Apesar de surpreendente, a presença de Owen Wilson em um filme de ação não é novidade: ele deu vida a um militar acidentado em terras inóspitas em “Atrás das Linhas Inimigas” (2001), por exemplo. Mas aqui a exigência física é menor e o ator consegue sustentar a figura do pai de família, assim como Lake Bell, que já iniciou uma carreira de roteirista e diretora independente com “A Voz de Uma Geração” (2013) e faz o melhor que pode em um papel sem muitos recursos a trabalhar.

Em contrapartida, Pierce “James Bond” Brosnan aparece como Hammond, a princípio, um turista inglês que rende uma piada referencial no meio da trama.

Diretor de filmes de terror de estilo “found footage”, a exemplo de “Quarentena” (2008) e “Assim na Terra Como no Inferno” (2014), Dowdle investe, junto com a fotografia de seu recorrente companheiro Léo Hinstin, na câmera na mão. E, em conjunto com a edição de Elliot Greenberg – “Quarteto Fantástico” (2015) –, faz uso contundente da câmera lenta, porém, de modo irregular.

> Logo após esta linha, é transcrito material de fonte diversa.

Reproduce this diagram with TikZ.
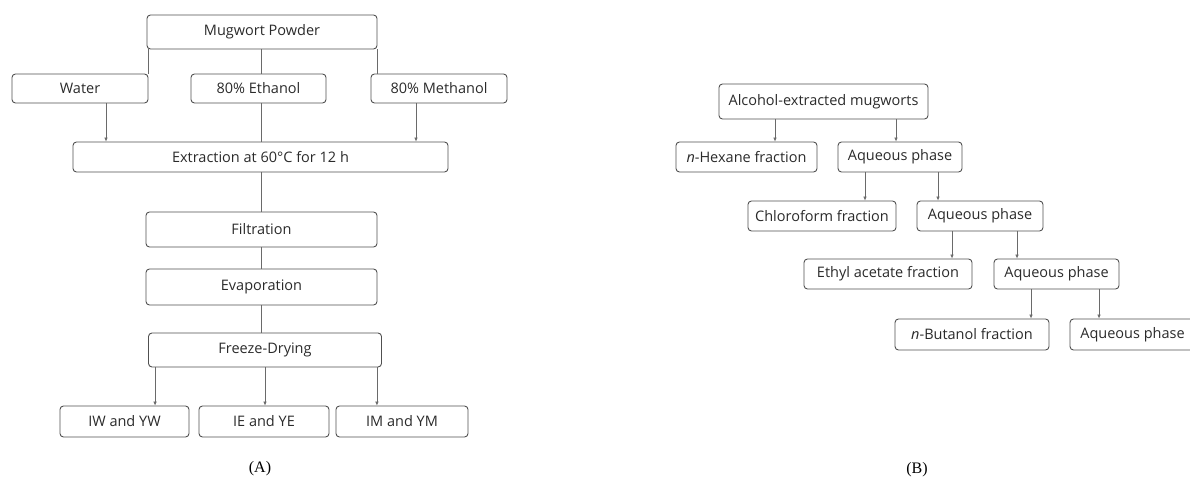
\documentclass[tikz,border=0pt]{standalone}
\usepackage{fontspec}
\setmainfont{Open Sans}
\newfontfamily\labfont{Liberation Serif}
\usetikzlibrary{arrows.meta}
\definecolor{boxc}{HTML}{505050}
\definecolor{linec}{HTML}{6A6A6A}
\definecolor{txtc}{HTML}{2A2A2A}
\tikzset{
  box/.style={draw=boxc, line width=0.9pt, rounded corners=3.5pt, rectangle, inner sep=0pt,
    text=txtc, font=\fontsize{14.5}{16}\selectfont, align=center},
  conn/.style={draw=linec, line width=0.6pt},
  arr/.style={conn, -{Latex[length=4pt,width=3.6pt]}},
  lab/.style={font=\labfont\fontsize{16}{18}\selectfont, text=black}
}
\begin{document}
\begin{tikzpicture}[x=1pt,y=-1pt]
\useasboundingbox (0,0) rectangle (1190,478);
% ---- (A) ----
\node[box, minimum width=230, minimum height=34] (MP) at (262,32) {Mugwort Powder};
\node[box, minimum width=136, minimum height=29] (Water) at (80,88.5) {Water};
\node[box, minimum width=135, minimum height=29] (Eth) at (258.5,88.5) {80\% Ethanol};
\node[box, minimum width=136, minimum height=29] (Meth) at (439,88.5) {80\% Methanol};
\node[box, minimum width=375, minimum height=30] (Ext) at (260.5,157) {Extraction at 60°C for 12 h};
\node[box, minimum width=231, minimum height=35] (Filt) at (261.5,229.5) {Filtration};
\node[box, minimum width=231, minimum height=36] (Evap) at (261.5,287) {Evaporation};
\node[box, minimum width=233, minimum height=34] (FD) at (265,350) {Freeze-Drying};
\node[box, minimum width=129, minimum height=31] (IW) at (124.5,421.5) {IW and YW};
\node[box, minimum width=130, minimum height=31] (IE) at (264,421.5) {IE and YE};
\node[box, minimum width=132, minimum height=31] (IM) at (402,421.5) {IM and YM};
\node[lab] (LA) at (260,469) {(A)};

\draw[conn] (Water.north east |- MP.south) -- (Water.north east);
\draw[conn] ([xshift=-1pt]MP.south) -- ([xshift=-1pt]MP.south |- Eth.north);
\draw[conn] (MP.south east) -- (MP.south east |- Meth.north);
\draw[conn] ([xshift=-1pt]MP.south |- Eth.south) -- ([xshift=-1pt]MP.south |- Ext.north);
\draw[arr] ([xshift=26pt]Water.south) -- ([xshift=26pt]Water.south |- Ext.north);
\draw[arr] ([xshift=-23pt]Meth.south) -- ([xshift=-23pt]Meth.south |- Ext.north);
\draw[conn] (Filt.north |- Ext.south) -- (Filt.north);
\draw[conn] (Filt.south) -- (Evap.north);
\draw[conn] (Evap.south) -- (Evap.south |- FD.north);
\draw[arr] ([xshift=7pt]FD.south west) -- ([xshift=7pt]FD.south west |- IW.north);
\draw[arr] (FD.south) -- (FD.south |- IE.north);
\draw[arr] ([xshift=-5pt]FD.south east) -- ([xshift=-5pt]FD.south east |- IM.north);

% ---- (B) ----
\node[box, minimum width=209, minimum height=35] (AEM) at (823.5,101.5) {Alcohol-extracted mugworts};
\node[box, minimum width=141, minimum height=30] (Hex) at (746.5,157) {\textit{n}-Hexane fraction};
\node[box, minimum width=124, minimum height=30] (Aq1) at (900,157) {Aqueous phase};
\node[box, minimum width=148, minimum height=30] (Chl) at (822,216) {Chloroform fraction};
\node[box, minimum width=126, minimum height=30] (Aq2) at (980,216) {Aqueous phase};
\node[box, minimum width=168, minimum height=30] (EA) at (888,274) {Ethyl acetate fraction};
\node[box, minimum width=125, minimum height=30] (Aq3) at (1056.5,274) {Aqueous phase};
\node[box, minimum width=154, minimum height=31] (But) at (972,334.5) {\textit{n}-Butanol fraction};
\node[box, minimum width=125, minimum height=31] (Aq4) at (1132.5,334.5) {Aqueous phase};
\node[lab] (LB) at (917,470) {(B)};

\draw[arr] ([xshift=-48.5pt]AEM.south) -- ([xshift=-48.5pt]AEM.south |- Hex.north);
\draw[arr] ([xshift=72.5pt]AEM.south) -- ([xshift=72.5pt]AEM.south |- Aq1.north);
\draw[arr] ([xshift=-35pt]Aq1.south) -- ([xshift=-35pt]Aq1.south |- Chl.north);
\draw[arr] ([xshift=38pt]Aq1.south) -- ([xshift=38pt]Aq1.south |- Aq2.north);
\draw[arr] ([xshift=-28pt]Aq2.south) -- ([xshift=-28pt]Aq2.south |- EA.north);
\draw[arr] ([xshift=37pt]Aq2.south) -- ([xshift=37pt]Aq2.south |- Aq3.north);
\draw[arr] ([xshift=-25.5pt]Aq3.south) -- ([xshift=-25.5pt]Aq3.south |- But.north);
\draw[arr] ([xshift=42.5pt]Aq3.south) -- ([xshift=42.5pt]Aq3.south |- Aq4.north);
\end{tikzpicture}
\end{document}
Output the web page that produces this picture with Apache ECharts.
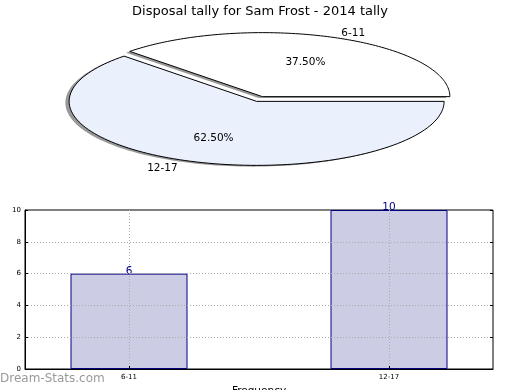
<!DOCTYPE html>
<html><head><meta charset="utf-8">
<script src="https://cdn.jsdelivr.net/npm/echarts@6/dist/echarts.min.js"></script>
<style>html,body{margin:0;padding:0;background:#fff}#c{width:520px;height:390px}</style>
</head><body><div id="c"></div>
<script>
const titleText = 'Disposal tally for Sam Frost - 2014 tally';
const categories = ['6-11', '12-17'];
const values = [6, 10];
const yAxisName = 'Stat Intervals';
const xAxisName = 'Frequency';
const watermark = 'Dream-Stats.com';

const pieColors = ['#ffffff', '#eaf0fc'];
const PIE = {cx: 259.5, cy: 99, rx: 187.5, ry: 64, explode: 0.04, sdx: -0.02, sdy: -0.02};
const FONT = 'DejaVu Sans';
const total = values.reduce((a, b) => a + b, 0);
const catIndex = categories.map((c, i) => i);

function ellipseSlice(ox, oy, a0, a1) {
  const pts = [[ox, oy]];
  const n = 120;
  for (let t = 0; t <= n; t++) {
    const a = a0 + (a1 - a0) * t / n;
    pts.push([ox + PIE.rx * Math.cos(a), oy - PIE.ry * Math.sin(a)]);
  }
  return pts;
}

function renderPie(params, api) {
  const i = params.dataIndex;
  const v = api.value(1);
  let before = 0;
  for (let j = 0; j < i; j++) before += values[j];
  const a0 = before / total * 2 * Math.PI;
  const a1 = (before + v) / total * 2 * Math.PI;
  const am = (a0 + a1) / 2;
  const ox = PIE.cx + PIE.explode * PIE.rx * Math.cos(am);
  const oy = PIE.cy - PIE.explode * PIE.ry * Math.sin(am);
  const c = Math.cos(am), s = Math.sin(am);
  const pct = (v / total * 100).toFixed(2) + '%';
  return {
    type: 'group',
    children: [
      {type: 'polygon', z2: 1,
        shape: {points: ellipseSlice(ox + PIE.sdx * PIE.rx, oy - PIE.sdy * PIE.ry, a0, a1)},
        style: {fill: 'rgba(70,70,70,0.55)', stroke: null}},
      {type: 'polygon', z2: 10,
        shape: {points: ellipseSlice(ox, oy, a0, a1)},
        style: {fill: pieColors[i], stroke: '#000', lineWidth: 1, lineJoin: 'miter'}},
      {type: 'text', z2: 20, x: ox + 0.6 * PIE.rx * c, y: oy - 0.6 * PIE.ry * s + 1,
        style: {text: pct, fill: '#000', fontSize: 10.5, fontFamily: FONT, align: 'center', verticalAlign: 'middle'}},
      {type: 'text', z2: 20, x: ox + 1.1 * PIE.rx * c, y: oy - 1.1 * PIE.ry * s + 1.5,
        style: {text: categories[i], fill: '#000', fontSize: 10.5, fontFamily: FONT, align: c > 0 ? 'left' : 'right', verticalAlign: 'middle'}}
    ]
  };
}

const chart = echarts.init(document.getElementById('c'), null, {renderer: 'canvas'});
chart.setOption({
  animation: false,
  backgroundColor: '#fff',
  textStyle: {fontFamily: FONT},
  title: {text: titleText, left: 'center', top: 0,
    textStyle: {fontSize: 13, fontWeight: 'normal', color: '#000', fontFamily: FONT}},
  grid: {left: 25, right: 27, top: 210, bottom: 21, show: true, borderColor: '#000', borderWidth: 1,
    containLabel: false, outerBoundsMode: 'none'},
  xAxis: {
    type: 'value', min: -0.4, max: 1.4, z: 5,
    name: xAxisName, nameLocation: 'middle', nameGap: 17,
    nameTextStyle: {fontSize: 10.5, color: '#000'},
    axisLine: {show: true, onZero: false, lineStyle: {color: '#000'}},
    axisTick: {show: true, inside: true, length: 3, customValues: catIndex, lineStyle: {color: '#000'}},
    axisLabel: {fontSize: 7, color: '#000', margin: 5, customValues: catIndex,
      formatter: v => categories[Math.round(v)]},
    splitLine: {show: true, customValues: catIndex, lineStyle: {color: '#aaa', type: [1, 2]}}
  },
  yAxis: [{
    type: 'value', min: 0, max: 10, interval: 2, z: 5,
    name: yAxisName, nameLocation: 'middle', nameGap: 16,
    nameTextStyle: {fontSize: 10.5, color: '#000'},
    axisLine: {show: true, onZero: false, lineStyle: {color: '#000'}},
    axisTick: {show: true, inside: true, length: 3, lineStyle: {color: '#000'}},
    axisLabel: {fontSize: 7, color: '#000', margin: 4},
    splitLine: {show: true, showMinLine: false, showMaxLine: false, lineStyle: {color: '#aaa', type: [1, 2]}}
  }, {
    type: 'value', min: 0, max: 10, interval: 2, position: 'right', z: 5,
    axisLine: {show: false, onZero: false}, axisLabel: {show: false}, splitLine: {show: false},
    axisTick: {show: true, inside: true, length: 3, lineStyle: {color: '#000'}}
  }],
  graphic: [{type: 'text', left: 0, top: 373,
    style: {text: watermark, fill: '#999', fontSize: 12, fontFamily: FONT}}],
  series: [{
    type: 'bar', data: values.map((v, i) => [catIndex[i], v]), barWidth: '45%', yAxisIndex: 0,
    itemStyle: {color: '#ccccE4', borderColor: '#000080', borderWidth: 1},
    label: {show: true, position: 'top', distance: -3, color: '#000080', fontSize: 10.5,
      formatter: p => String(p.value[1])}
  }, {
    type: 'custom', coordinateSystem: 'none',
    data: values.map((v, i) => ({name: categories[i], value: [i, v]})),
    renderItem: renderPie
  }]
});
</script>
</body></html>
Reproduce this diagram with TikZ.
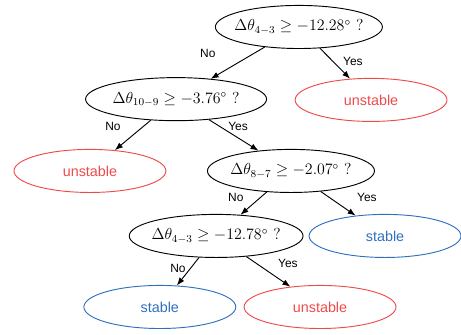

Da ótima cena com John perdido no meio de um confronto desconhecido, iniciada no sino dos ventos e na valorização da marcha dos combatentes, vai ao esvaziamento da verossimilhança na sequência no topo do hotel, um momento que seria para roer as unhas, mas se torna risível para parte da plateia – a abertura do filme é unânime neste sentido, por sua estranheza.

Na sua primeira empreitada no gênero, o cineasta traz a violência gráfica de seus trabalhos anteriores para os confrontos da trama. Não é por menos que a censura é de 16 anos, especialmente, por causa das situações em que as crianças da história são expostas – sem um olhar conservador, a questão é que, neste caso, elas servem para a manipulação emocional e exploração gratuita. Das suas raízes no horror, os irmãos Dowdle parecem ter retirado igualmente os rebeldes, fazendo deles uma mistura de zumbis com criaturas sanguinárias, já que são representados de maneira unilateral.

Inspirados em experiências pessoais na região, a dupla não identifica em nenhum momento do longa qual país do sudeste asiático serve de cenário. Entretanto, há elementos, como a escrita e a fronteira com o Vietnã que ligam ao Camboja, cujo passado político é extremamente conturbado. Por outro lado, as filmagens foram realizadas na Tailândia, com todo o cuidado por causa da crise política por lá, que culminou no golpe militar ocorrido no início do deste ano; a gravação do fictício levante, por exemplo, foi adiada, em razão dos protestos e enfrentamentos que ocorreram na capital Bangkok, no mesmo dia. Na realidade, a supressão desta informação serve para mostrar uma situação que se repete em várias nações daquela parte do continente.

No entanto, se o filme assume a parcela de culpa do imperialismo norte-americano na desestabilização local, em compensação, coloca os nativos como selvagens desumanos. É claro que a crueldade das recentes ações de grupos radicais e terroristas como o Estado Islâmico e Boko Haram, principalmente no Oriente Médio e na África, justificaria até certo ponto uma abordagem nessa linha, mas, ao retratar uma revolta popular nestes moldes, recai mais na visão etnocentrista e talvez xenófoba de Hollywood.

Com um final que se assemelha a “O Impossível” (2012), de J.A. Bayona, por causa da clara diferença entre o destino dos protagonistas norte-americanos e da população local em ambos, nota-se que, no drama sobre o tsunami que atingiu o mesmo sudeste asiático em 2004, há um sentimento de culpa, de “quem vai olhar para eles agora?”, enquanto o longa de Dowdle prefere ignorar esse aspecto. Uma pena, pois a mesma história sob o ponto de vista destes cidadãos, que não vivem somente horas de desespero, seria um filme muito mais interessante.